Rossi reaches out
Candidate says that if you hold your nose and vote George Smitherman you'll be holding your nose for the next four years

Mayoral candidate Rocco Rossi told the Town Crier’s editorial board today his campaign isn’t stumbling but picking up steam.
“I think the choice is clearer and clearer,” he said at the Oct. 13 session.
With all the other candidates, save Joe Pantalone, having released their economic platforms, Rossi said that he’s riding high on the news that the Globe & Mail, Toronto Sun, National Post and Toronto Board of Trade have all said that so far his plan is the only one that adds up and is fiscally-responsible.
His plan includes eliminating Toronto’s $3 billion in debt that costs the city $450 million in payments annually by selling off Toronto Hydro, the city’s a minority share in Enwave and some surplus land.
He’s also not promising to freeze or cut property taxes as he said the city didn’t get into the revenue problem overnight so he’d not looking for a quick fix.
But while some have praised Rossi over the 10-month campaign, his polling numbers have remained low from six to 15 percent of decided voters – behind frontrunners Rob Ford and George Smitherman. In fact some city councillors such as Joe Mihevc and Shelley Carroll have called for strategic voting in order to defeat mayoral candidate Ford.
“There are people, primarily the Toronto Star, trying to push people to make this (George) Smitherman instead of Ford choice. And what I say to Torontonians is people are asking you to hold your nose and vote for someone in order to stop someone else,” said Rossi. “If you hold your noise on October 25. You better be prepared to hold your nose for four more years because this is not a good choice.”
Rossi’s troubles seemed to continue when six former volunteers with his team endorsed Smitherman.
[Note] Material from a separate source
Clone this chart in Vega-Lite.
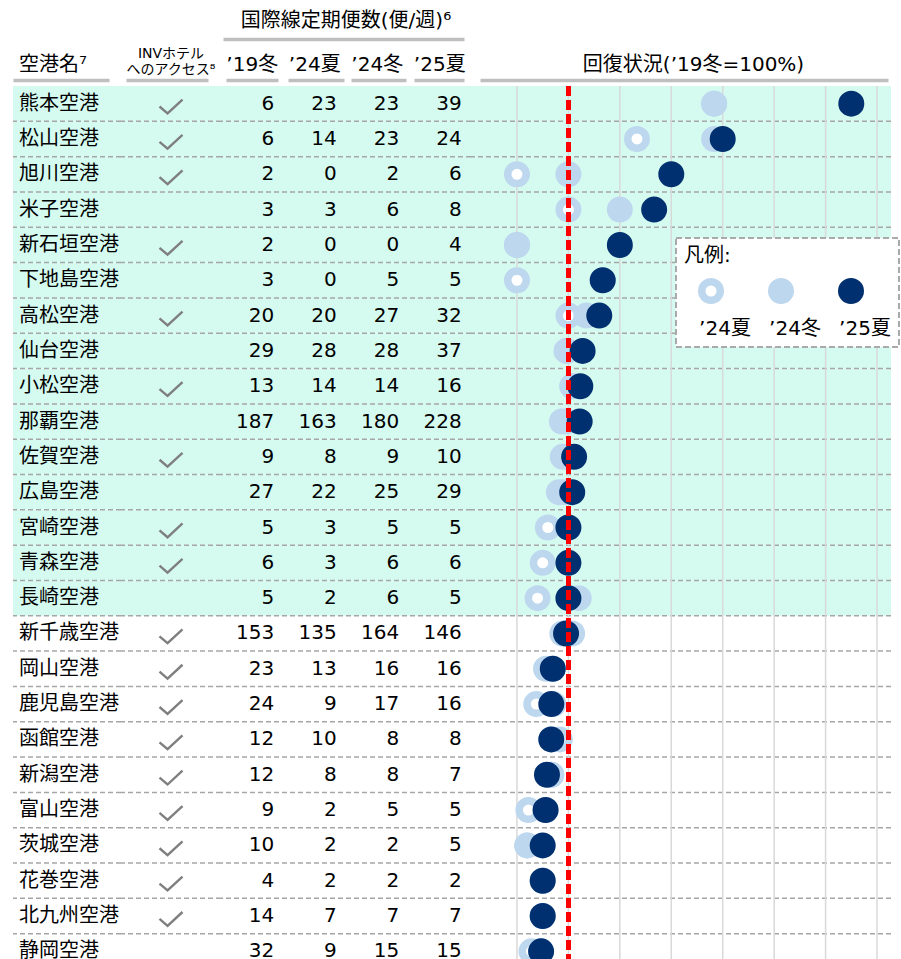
{
  "$schema": "https://vega.github.io/schema/vega-lite/v6.json",
  "background": "white",
  "padding": {"left": 12, "top": 10, "right": 0, "bottom": 0},
  "spacing": 0,
  "bounds": "flush",
  "config": {
    "view": {"stroke": null},
    "font": "DejaVu Sans, Noto Sans CJK JP",
    "concat": {"spacing": 0},
    "legend": {"strokeDash": [6, 3], "strokeWidth": 2},
    "style": {"guide-label": {"lineHeight": 28}}
  },
  "datasets": {
    "airports": [
      {"name": "熊本空港", "inv": true, "hl": true, "w19": 6, "s24": 23, "w24": 23, "s25": 39, "p24s": 383.3, "p24w": 383.3, "p25s": 650.0},
      {"name": "松山空港", "inv": true, "hl": true, "w19": 6, "s24": 14, "w24": 23, "s25": 24, "p24s": 233.3, "p24w": 383.3, "p25s": 400.0},
      {"name": "旭川空港", "inv": true, "hl": true, "w19": 2, "s24": 0, "w24": 2, "s25": 6, "p24s": 0.0, "p24w": 100.0, "p25s": 300.0},
      {"name": "米子空港", "inv": false, "hl": true, "w19": 3, "s24": 3, "w24": 6, "s25": 8, "p24s": 100.0, "p24w": 200.0, "p25s": 266.7},
      {"name": "新石垣空港", "inv": true, "hl": true, "w19": 2, "s24": 0, "w24": 0, "s25": 4, "p24s": 0.0, "p24w": 0.0, "p25s": 200.0},
      {"name": "下地島空港", "inv": false, "hl": true, "w19": 3, "s24": 0, "w24": 5, "s25": 5, "p24s": 0.0, "p24w": 166.7, "p25s": 166.7},
      {"name": "高松空港", "inv": true, "hl": true, "w19": 20, "s24": 20, "w24": 27, "s25": 32, "p24s": 100.0, "p24w": 135.0, "p25s": 160.0},
      {"name": "仙台空港", "inv": false, "hl": true, "w19": 29, "s24": 28, "w24": 28, "s25": 37, "p24s": 96.6, "p24w": 96.6, "p25s": 127.6},
      {"name": "小松空港", "inv": true, "hl": true, "w19": 13, "s24": 14, "w24": 14, "s25": 16, "p24s": 107.7, "p24w": 107.7, "p25s": 123.1},
      {"name": "那覇空港", "inv": false, "hl": true, "w19": 187, "s24": 163, "w24": 180, "s25": 228, "p24s": 87.2, "p24w": 96.3, "p25s": 121.9},
      {"name": "佐賀空港", "inv": true, "hl": true, "w19": 9, "s24": 8, "w24": 9, "s25": 10, "p24s": 88.9, "p24w": 100.0, "p25s": 111.1},
      {"name": "広島空港", "inv": false, "hl": true, "w19": 27, "s24": 22, "w24": 25, "s25": 29, "p24s": 81.5, "p24w": 92.6, "p25s": 107.4},
      {"name": "宮崎空港", "inv": true, "hl": true, "w19": 5, "s24": 3, "w24": 5, "s25": 5, "p24s": 60.0, "p24w": 100.0, "p25s": 100.0},
      {"name": "青森空港", "inv": true, "hl": true, "w19": 6, "s24": 3, "w24": 6, "s25": 6, "p24s": 50.0, "p24w": 100.0, "p25s": 100.0},
      {"name": "長崎空港", "inv": false, "hl": true, "w19": 5, "s24": 2, "w24": 6, "s25": 5, "p24s": 40.0, "p24w": 120.0, "p25s": 100.0},
      {"name": "新千歳空港", "inv": true, "hl": false, "w19": 153, "s24": 135, "w24": 164, "s25": 146, "p24s": 88.2, "p24w": 107.2, "p25s": 95.4},
      {"name": "岡山空港", "inv": true, "hl": false, "w19": 23, "s24": 13, "w24": 16, "s25": 16, "p24s": 56.5, "p24w": 69.6, "p25s": 69.6},
      {"name": "鹿児島空港", "inv": true, "hl": false, "w19": 24, "s24": 9, "w24": 17, "s25": 16, "p24s": 37.5, "p24w": 70.8, "p25s": 66.7},
      {"name": "函館空港", "inv": true, "hl": false, "w19": 12, "s24": 10, "w24": 8, "s25": 8, "p24s": 83.3, "p24w": 66.7, "p25s": 66.7},
      {"name": "新潟空港", "inv": true, "hl": false, "w19": 12, "s24": 8, "w24": 8, "s25": 7, "p24s": 66.7, "p24w": 66.7, "p25s": 58.3},
      {"name": "富山空港", "inv": true, "hl": false, "w19": 9, "s24": 2, "w24": 5, "s25": 5, "p24s": 22.2, "p24w": 55.6, "p25s": 55.6},
      {"name": "茨城空港", "inv": true, "hl": false, "w19": 10, "s24": 2, "w24": 2, "s25": 5, "p24s": 20.0, "p24w": 20.0, "p25s": 50.0},
      {"name": "花巻空港", "inv": true, "hl": false, "w19": 4, "s24": 2, "w24": 2, "s25": 2, "p24s": 50.0, "p24w": 50.0, "p25s": 50.0},
      {"name": "北九州空港", "inv": true, "hl": false, "w19": 14, "s24": 7, "w24": 7, "s25": 7, "p24s": 50.0, "p24w": 50.0, "p25s": 50.0},
      {"name": "静岡空港", "inv": false, "hl": false, "w19": 32, "s24": 9, "w24": 15, "s25": 15, "p24s": 28.1, "p24w": 46.9, "p25s": 46.9}
    ],
    "gridlines": [
      {"g": 0}, {"g": 100}, {"g": 200}, {"g": 300}, {"g": 400}, {"g": 500}, {"g": 600}, {"g": 700}
    ]
  },
  "hconcat": [
    {
      "width": 108,
      "height": 883,
      "data": {"name": "airports"},
      "layer": [
        {
          "mark": {"type": "rect"},
          "encoding": {
            "y": {"field": "name", "type": "nominal", "sort": null, "axis": null, "scale": {"paddingInner": 0, "paddingOuter": 0}},
            "fill": {"condition": {"test": "datum.hl", "value": "#d5fbf0"}, "value": "transparent"}
          }
        },
        {
          "mark": {"type": "rule", "stroke": "#a6a6a6", "strokeWidth": 1.5, "strokeDash": [5, 3]},
          "encoding": {
            "y": {"field": "name", "type": "nominal", "sort": null, "axis": null, "bandPosition": 1, "scale": {"paddingInner": 0, "paddingOuter": 0}}
          }
        },
        {
          "mark": {"type": "text", "align": "left", "baseline": "middle", "dx": 6, "fontSize": 20, "color": "#000000"},
          "encoding": {
            "y": {"field": "name", "type": "nominal", "sort": null, "axis": null, "scale": {"paddingInner": 0, "paddingOuter": 0}},
            "x": {
              "datum": "空港名⁷", "type": "nominal", "bandPosition": 0,
              "scale": {"type": "band", "paddingInner": 0, "paddingOuter": 0},
              "axis": {
                "orient": "top", "title": null, "offset": 6,
                "ticks": false, "tickSize": 0, "grid": false,
                "domain": true, "domainColor": "#bfbfbf", "domainWidth": 3.5, "domainDash": [96, 100],
                "labelAlign": "left", "labelOffset": -48, "labelPadding": 6, "labelFontSize": 20, "labelColor": "#000000", "labelAngle": 0
              }
            },
            "text": {"field": "name"}
          }
        }
      ]
    },
    {
      "width": 100,
      "height": 883,
      "data": {"name": "airports"},
      "layer": [
        {
          "mark": {"type": "rect"},
          "encoding": {
            "y": {"field": "name", "type": "nominal", "sort": null, "axis": null, "scale": {"paddingInner": 0, "paddingOuter": 0}},
            "fill": {"condition": {"test": "datum.hl", "value": "#d5fbf0"}, "value": "transparent"}
          }
        },
        {
          "mark": {"type": "rule", "stroke": "#a6a6a6", "strokeWidth": 1.5, "strokeDash": [5, 3]},
          "encoding": {
            "y": {"field": "name", "type": "nominal", "sort": null, "axis": null, "bandPosition": 1, "scale": {"paddingInner": 0, "paddingOuter": 0}}
          }
        },
        {
          "mark": {
            "type": "point", "shape": "M-1,0.25L-0.3,0.85L1,-0.35", "size": 529,
            "filled": false, "stroke": "#7f7f7f", "strokeWidth": 2.4, "strokeJoin": "miter", "strokeCap": "butt"
          },
          "encoding": {
            "y": {"field": "name", "type": "nominal", "sort": null, "axis": null, "scale": {"paddingInner": 0, "paddingOuter": 0}},
            "x": {
              "datum": "INVホテルへのアクセス⁸", "type": "nominal",
              "scale": {"type": "band", "paddingInner": 0, "paddingOuter": 0},
              "axis": {
                "orient": "top", "title": null, "offset": 6,
                "ticks": false, "tickSize": 0, "grid": false,
                "domain": true, "domainColor": "#bfbfbf", "domainWidth": 3.5, "domainDash": [0, 5, 82, 100],
                "labelExpr": "['INVホテル', 'へのアクセス⁸']",
                "labelBaseline": "middle", "labelLineHeight": 16, "labelPadding": 27, "labelFontSize": 14, "labelColor": "#000000", "labelAngle": 0
              }
            },
            "opacity": {"condition": {"test": "datum.inv", "value": 1}, "value": 0}
          }
        }
      ]
    },
    {
      "width": 250,
      "height": 883,
      "data": {"name": "airports"},
      "resolve": {"scale": {"x": "independent"}, "axis": {"x": "independent"}},
      "layer": [
        {
          "mark": {"type": "rect"},
          "encoding": {
            "y": {"field": "name", "type": "nominal", "sort": null, "axis": null, "scale": {"paddingInner": 0, "paddingOuter": 0}},
            "x": {
              "datum": "国際線定期便数(便/週)⁶", "type": "nominal",
              "scale": {"type": "band", "paddingInner": 0, "paddingOuter": 0},
              "axis": {
                "orient": "top", "title": null, "offset": 47,
                "ticks": false, "tickSize": 0, "grid": false,
                "domain": true, "domainColor": "#bfbfbf", "domainWidth": 3.5, "domainDash": [0, 2, 241, 100],
                "labelPadding": 9, "labelFontSize": 20, "labelColor": "#000000", "labelAngle": 0, "labelLimit": 400
              }
            },
            "fill": {"condition": {"test": "datum.hl", "value": "#d5fbf0"}, "value": "transparent"}
          }
        },
        {
          "mark": {"type": "rule", "stroke": "#a6a6a6", "strokeWidth": 1.5, "strokeDash": [5, 3]},
          "encoding": {
            "y": {"field": "name", "type": "nominal", "sort": null, "axis": null, "bandPosition": 1, "scale": {"paddingInner": 0, "paddingOuter": 0}}
          }
        },
        {
          "transform": [{"fold": ["w19", "s24", "w24", "s25"], "as": ["col", "n"]}],
          "mark": {"type": "text", "align": "right", "baseline": "middle", "dx": 22, "fontSize": 20, "color": "#000000"},
          "encoding": {
            "y": {"field": "name", "type": "nominal", "sort": null, "axis": null, "scale": {"paddingInner": 0, "paddingOuter": 0}},
            "x": {
              "field": "col", "type": "nominal",
              "scale": {"type": "band", "domain": ["w19", "s24", "w24", "s25"], "paddingInner": 0, "paddingOuter": 0},
              "axis": {
                "orient": "top", "title": null, "offset": 6,
                "ticks": false, "tickSize": 0, "grid": false,
                "domain": true, "domainColor": "#bfbfbf", "domainWidth": 3.5, "domainDash": [0, 5, 52, 10, 56, 7, 55, 8, 50, 100],
                "labelExpr": "datum.value == 'w19' ? '’19冬' : datum.value == 's24' ? '’24夏' : datum.value == 'w24' ? '’24冬' : '’25夏'",
                "labelPadding": 6, "labelFontSize": 20, "labelColor": "#000000", "labelAngle": 0
              }
            },
            "text": {"field": "n", "type": "quantitative", "format": "d"}
          }
        }
      ]
    },
    {
      "width": 420,
      "height": 883,
      "layer": [
        {
          "data": {"name": "airports"},
          "mark": {"type": "rect"},
          "encoding": {
            "y": {"field": "name", "type": "nominal", "sort": null, "axis": null, "scale": {"paddingInner": 0, "paddingOuter": 0}},
            "fill": {"condition": {"test": "datum.hl", "value": "#d5fbf0"}, "value": "transparent"}
          }
        },
        {
          "data": {"name": "airports"},
          "mark": {"type": "rule", "stroke": "#a6a6a6", "strokeWidth": 1.5, "strokeDash": [5, 3]},
          "encoding": {
            "y": {"field": "name", "type": "nominal", "sort": null, "axis": null, "bandPosition": 1, "scale": {"paddingInner": 0, "paddingOuter": 0}}
          }
        },
        {
          "data": {"name": "gridlines"},
          "mark": {"type": "rule", "stroke": "#d9d9d9", "strokeWidth": 1.5},
          "encoding": {
            "x": {"field": "g", "type": "quantitative"}
          }
        },
        {
          "data": {"name": "airports"},
          "transform": [{"fold": ["p24s", "p24w", "p25s"], "as": ["series", "pct"]}],
          "mark": {"type": "circle", "size": 342, "strokeWidth": 7.5, "opacity": 1},
          "encoding": {
            "y": {"field": "name", "type": "nominal", "sort": null, "axis": null, "scale": {"paddingInner": 0, "paddingOuter": 0}},
            "x": {
              "field": "pct", "type": "quantitative",
              "scale": {"domain": [-89.4, 727.2], "nice": false, "zero": false},
              "axis": {
                "orient": "top", "offset": 6,
                "grid": false, "labels": false, "ticks": false, "tickSize": 0,
                "domain": true, "domainColor": "#bfbfbf", "domainWidth": 3.5, "domainDash": [0, 9, 408, 100],
                "title": "回復状況(’19冬=100%)", "titleFontSize": 20, "titleFontWeight": "normal", "titleColor": "#000000",
                "titlePadding": 6, "titleX": 222
              }
            },
            "fill": {
              "field": "series", "type": "nominal",
              "scale": {"domain": ["p24s", "p24w", "p25s"], "range": ["#ffffff", "#bdd7ee", "#00306f"]},
              "legend": {
                "orient": "none", "legendX": 663, "legendY": 152,
                "direction": "horizontal", "columns": 3,
                "title": "凡例:", "titleFontSize": 20, "titleFontWeight": "normal", "titleColor": "#000000", "titlePadding": 12,
                "symbolType": "circle", "symbolSize": 342, "symbolStrokeWidth": 7.5, "symbolOffset": 14,
                "labelExpr": "['', datum.label == 'p24s' ? '’24夏' : datum.label == 'p24w' ? '’24冬' : '’25夏']",
                "labelAlign": "center", "labelBaseline": "top", "labelOffset": 1, "labelFontSize": 20, "labelColor": "#000000", "labelLimit": 200,
                "columnPadding": 3,
                "fillColor": "#ffffff", "strokeColor": "#aaaaaa", "padding": 8,
                "zindex": 5
              }
            },
            "stroke": {
              "field": "series", "type": "nominal",
              "scale": {"domain": ["p24s", "p24w", "p25s"], "range": ["#bdd7ee", "#bdd7ee", "#00306f"]},
              "legend": {
                "orient": "none", "legendX": 663, "legendY": 152,
                "direction": "horizontal", "columns": 3,
                "title": "凡例:", "titleFontSize": 20, "titleFontWeight": "normal", "titleColor": "#000000", "titlePadding": 12,
                "symbolType": "circle", "symbolSize": 342, "symbolStrokeWidth": 7.5, "symbolOffset": 14,
                "labelExpr": "['', datum.label == 'p24s' ? '’24夏' : datum.label == 'p24w' ? '’24冬' : '’25夏']",
                "labelAlign": "center", "labelBaseline": "top", "labelOffset": 1, "labelFontSize": 20, "labelColor": "#000000", "labelLimit": 200,
                "columnPadding": 3,
                "fillColor": "#ffffff", "strokeColor": "#aaaaaa", "padding": 8,
                "zindex": 5
              }
            }
          }
        },
        {
          "data": {"name": "airports"},
          "mark": {"type": "rule", "stroke": "#ff0000", "strokeWidth": 3.5, "strokeDash": [10, 4]},
          "encoding": {"x": {"datum": 100}}
        }
      ]
    }
  ]
}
However, he brushes aside the importance of the move.
“Most of them have been gone from the campaign for months (since August.),” he said. “We’ve added lots of people. Six (losses) is no big deal when those people were not involved day to day in the campaign anymore.”
Rossi agrees with Ford on the idea of reducing the number of city councillors, although not for financial reasons, and four years down the road would like to see 22 councillors, one mayor and four district deputy mayors — all with term limits.
“I see it as way to better governance for better decision making,” he said.
Rossi said he wants to get residents more involved in planning matters in their neighbourhoods.
“The planning process will also be very different (under his leadership),” he said as the current chief planner will be stepping down this year. “The official plan gets reviewed in 2011 … We need to involve communities not just in the broad official plan but detailed secondary, neighbourhood plans.”
This wouldn’t just extend to private development, but also to city-sponsored projects like the revitalization of Lawrence Heights.
“I’m an enormous fan of Toronto Community Housing revitalization movement from Regent Park to Lawrence Heights,” said Rossi.
The problem is the Lawrence Heights plan was not communicated well.
“There’s a feeling, and Ford repeats it, that this will mean more government housing. When the fact is it will mean more government housing but the amount of government housing is about the same as today. It’s just it will bring in market rent condos as well, which will help pay for it all and provide a mix-used community,” he said.
On transit, Rossi is pushing for building two kilometres of subways a year. He is not a fan of the St. Clair right-of-way streetcar line.
“I have talked to the businesses along the way. There are a lot of people who will take years to recover from damage done to their businesses (from construction and less parking),” said Rossi. “I live just north of the right-of-way and I don’t see an improvement in gridlock.”
Speaking of gridlock, Rossi plans to study the possibility of building an underground tunnel to extend the Allen Expressway down to the Gardiner Expressway — an idea he said was put forward by two Forest Hill based engineers. While the media criticized it as a terrible idea, he said voters support it.
“The Angus Reid poll shows over 44 percent of Torontonians love the idea. In fact more people like the idea of the tunnel than like the idea of Transit City (light rail transit),” said Rossi, a former Liberal strategist who also worked on John Tory’s 2003 mayoralty bid. “Thousands of cars get dumped off at the base of the Allen at Eglinton and those cars still have to go somewhere. And they end up going through the residential communities in order to get downtown,” said Rossi. “I think people want a mayor open to at least open to other solutions (to gridlock) so let’s have a study.”
Rossi is pushing to work more closely with the school boards on issues such as pools and community centres.
“We are always saying we need more recreational facilities (for youth and seniors),” he said. “And yet the budget has to be controlled.”
He said there’s an opportunity for the school board and city to share costs such as the city paying some of the costs to run a pool or community centre, located in a school, so its also open for after school use.
“If we work together, it’s cheaper than trying to do it separately.”
Rossi is the only one of the leading candidates who has not been elected as Smitherman was an MPP, and Ford and Pantalone are both city councillors.
“I’m not as well known as my competitors,” said Rossi, who was CEO of the Ontario Heart and Stroke Foundation. “Not having be in (politics) means there will be some things I will have to learn along the way. But I would argue my competitors will have to learn how to manage a large organization along the way and that’s a bigger challenge.”